In an email to supporters over the weekend, Mike Rogers, the founder of Americans for Peace, Prosperity, and Security, hailed the group for "pushing candidates on national security."
He illustrated the group's impact with "highlights from many of our Iowa, South Carolina, and New Hampshire forums showcasing the candidates' views on defeating ISIS."
From Ben Carson at an APPS forum in Dubuque, Iowa: "We also need to decide, in terms of these radical jihadists, what do we want to do? Do we want to contain them or do we want to destroy them? I vote for the latter, because you know they want to destroy us and there is no such thing as containing people like that."
From Sen. Lindsey Graham, R-S.C., at an APPS forum in Charleston: "I am sick and tired of hearing people on my side avoid the idea of an American ground component."
Mike Huckabee told an APPS forum in Greenville: "We should have been running hundreds, if not thousands, of A-10 Warthogs busting every time a truck with supplies was on its way to ISIS soldiers."
The email also highlighted a quote from Jeb Bush at an APPS forum calling for the US to be prepared for a "long haul" war on ISIS, and a similar comment from Sen.

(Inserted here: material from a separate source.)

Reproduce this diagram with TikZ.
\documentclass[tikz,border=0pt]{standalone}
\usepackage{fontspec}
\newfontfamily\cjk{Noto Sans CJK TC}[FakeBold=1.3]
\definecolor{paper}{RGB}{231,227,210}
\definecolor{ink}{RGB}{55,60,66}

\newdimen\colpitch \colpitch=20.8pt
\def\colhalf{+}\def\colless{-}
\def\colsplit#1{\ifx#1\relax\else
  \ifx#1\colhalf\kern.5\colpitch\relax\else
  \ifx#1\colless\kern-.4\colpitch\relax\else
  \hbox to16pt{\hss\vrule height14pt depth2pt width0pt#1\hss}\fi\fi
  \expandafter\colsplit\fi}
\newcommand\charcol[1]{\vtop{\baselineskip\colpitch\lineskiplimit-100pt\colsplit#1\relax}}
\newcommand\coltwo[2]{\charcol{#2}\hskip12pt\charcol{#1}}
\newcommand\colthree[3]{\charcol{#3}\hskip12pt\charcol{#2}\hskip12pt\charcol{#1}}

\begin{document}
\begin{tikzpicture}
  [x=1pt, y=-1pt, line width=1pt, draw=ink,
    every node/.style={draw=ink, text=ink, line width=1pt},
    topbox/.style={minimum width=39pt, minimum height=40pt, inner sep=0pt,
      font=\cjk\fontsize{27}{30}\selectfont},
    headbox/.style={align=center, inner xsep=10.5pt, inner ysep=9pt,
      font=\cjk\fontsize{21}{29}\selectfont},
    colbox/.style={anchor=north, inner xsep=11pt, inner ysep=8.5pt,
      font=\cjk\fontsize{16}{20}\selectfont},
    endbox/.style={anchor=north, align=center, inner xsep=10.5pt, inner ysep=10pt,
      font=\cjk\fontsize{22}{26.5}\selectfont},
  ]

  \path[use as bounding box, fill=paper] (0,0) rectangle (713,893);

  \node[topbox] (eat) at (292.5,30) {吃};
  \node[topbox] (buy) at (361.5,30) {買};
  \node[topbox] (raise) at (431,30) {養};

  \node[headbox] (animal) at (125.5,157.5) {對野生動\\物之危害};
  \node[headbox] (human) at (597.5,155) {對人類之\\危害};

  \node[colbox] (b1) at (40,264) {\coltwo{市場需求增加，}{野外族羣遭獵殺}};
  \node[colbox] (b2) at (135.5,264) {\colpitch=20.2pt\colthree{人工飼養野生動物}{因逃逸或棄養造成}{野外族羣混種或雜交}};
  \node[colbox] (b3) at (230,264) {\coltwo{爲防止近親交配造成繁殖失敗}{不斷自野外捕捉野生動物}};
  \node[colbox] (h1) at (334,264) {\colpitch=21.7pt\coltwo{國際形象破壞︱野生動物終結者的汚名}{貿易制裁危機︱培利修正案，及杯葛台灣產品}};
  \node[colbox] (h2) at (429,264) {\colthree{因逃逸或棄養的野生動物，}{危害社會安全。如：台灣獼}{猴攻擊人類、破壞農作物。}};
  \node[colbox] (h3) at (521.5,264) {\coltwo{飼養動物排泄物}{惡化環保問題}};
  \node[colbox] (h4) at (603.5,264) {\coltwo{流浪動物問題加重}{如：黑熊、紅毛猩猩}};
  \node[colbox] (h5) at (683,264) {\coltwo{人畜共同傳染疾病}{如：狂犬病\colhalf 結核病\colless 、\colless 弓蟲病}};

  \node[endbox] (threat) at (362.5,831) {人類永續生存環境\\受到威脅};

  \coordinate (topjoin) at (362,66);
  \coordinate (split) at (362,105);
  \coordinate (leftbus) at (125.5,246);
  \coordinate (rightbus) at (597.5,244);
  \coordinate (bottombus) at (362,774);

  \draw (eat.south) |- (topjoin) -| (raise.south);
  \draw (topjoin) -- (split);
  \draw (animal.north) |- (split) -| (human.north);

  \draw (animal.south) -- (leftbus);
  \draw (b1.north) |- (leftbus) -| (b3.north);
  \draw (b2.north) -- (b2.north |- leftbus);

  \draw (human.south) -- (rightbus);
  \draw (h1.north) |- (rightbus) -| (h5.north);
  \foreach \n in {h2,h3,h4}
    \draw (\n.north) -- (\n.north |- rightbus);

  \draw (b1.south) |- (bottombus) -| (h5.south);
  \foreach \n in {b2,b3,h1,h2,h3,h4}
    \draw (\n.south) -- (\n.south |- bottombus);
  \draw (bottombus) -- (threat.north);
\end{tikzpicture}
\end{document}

Marco Rubio, R-Fla., who said the US should engage ISIS as it had against the Taliban in Afghanistan.
As we've previously reported, APPS was formed by current and former officials from Raytheon, BAE Systems, SAIC, and other major defense contractors. Lobbyists who represent the defense industry are also involved. Rogers, the former House Intelligence Committee chairman who retired from Congress last year, also represents private clients, though he has refused to disclose them.
To "help elect a president who supports American engagement and a strong foreign policy," the group spends money on public events in primary states and encourages presidential candidates to take hawkish positions.